Article - October 6, 2008 - Ortho SuperSite
Recent court lawsuits shed light on whistle-blower and informed consent
By Lawrence H. Brenner, JD; B. Sonny Bal, MD, MBA
“Qui tam” is an abbreviation of the Latin phrase qui tam pro domino rege quam pro se ipso in hac parte sequitur, and it refers to the filing of a lawsuit by a private citizen on behalf of the king. Qui tam writs were issued by the king in 13th century England to enforce his laws. This legal concept existed in the United States during colonial times to enforce the laws of the new federal government since there were no law enforcement officers. Qui tam lawsuits were filed, for example, against corrupt government contractors during the Civil War under the administration of President Abraham Lincoln.

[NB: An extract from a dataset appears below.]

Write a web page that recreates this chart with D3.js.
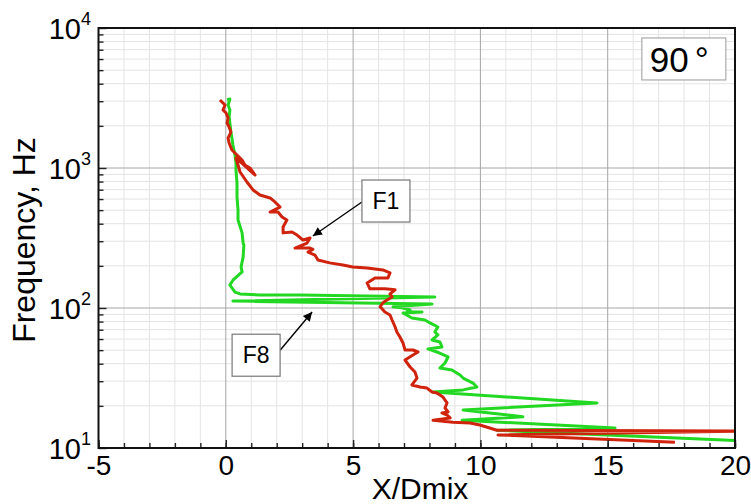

The practice fell into disrepute in England in the 19th century and effectively ended there in 1951. However, recent proposals have sought to reintroduce qui tam in England based upon the current United States model, in which a private party or “whistle-blower” who has knowledge of past or present fraud committed against the federal government can bring suit on the government’s behalf under the False Claims Act. The private person in such suits is known as a “relater,” and this person must have some knowledge that the defendant knowingly submitted or caused the submission of false or fraudulent claims to the United States government. The relater need not show personal harm from the defendant’s conduct.
In practice, qui tam legal actions are usually filed by a company insider who is a private citizen, who initiates the suit by filing a sealed complaint in a federal district court. After reviewing the case, the Department of Justice has the option of intervening and assuming the lead role in the whistle-blower lawsuit.
Health care fraud
Whistle-blower lawsuits most frequently allege health care fraud, and qui tam settlements can be very substantial. The largest settlement was against Tenet Healthcare Corp. for $920 million. In these cases, the individual(s) who initially file the action typically receive between 15% and 25% of the total amount recovered as a reward.
Between 1996 and 2005, the government recovered $9.3 billion against health care providers; private whistle-blowers collected over $1 billion. While the number of whistle-blower claims has dropped in recent years, the monetary recoveries have increased from about $10 million per case in 2002 to $50 million in 2005.
Not surprisingly, there have been criticisms of the qui tam or whistle-blower suits. There is also concern about the potential for abuse, given the high incentives to file a qui tam lawsuit. Also, company insiders who file such suits may themselves have engaged in illegal conduct, so rewarding them with a part of the recovery is offensive. In some cases, employees may conspire for years to file a whistle-blower lawsuit, thereby violating their duty of loyalty to their corporate employer.
Pros and cons
Advocates of whistle-blower lawsuits claim that they are an effective way to combat health care fraud and abuse. The threat of a whistle-blower lawsuit can chill the unbridled desire of unscrupulous corporations to increase profit margins by submitting inflated claims to the federal government.
Surprisingly, some plaintiff’s attorneys who have filed qui tam actions have expressed their own set of complaints, namely that the federal government does not always intervene in the qui tam action. The government may also ineffectively prosecute such claims, and judges have not been entirely receptive to whistle-blower lawsuits, making monetary recovery difficult.
The most recent example of a whistle-blower lawsuit was the one filed against 136 spine surgeons and company distributors linked to the use of Medtronic products. The lawsuit alleges that, “All of the defendants have been paid sham consulting fees in 2006 ... none of these defendants performed consulting services ... and these payments constitute kickbacks made or effected by each physician and/or for the agreement to perform unlawful promotional activities for ... off-label sales.”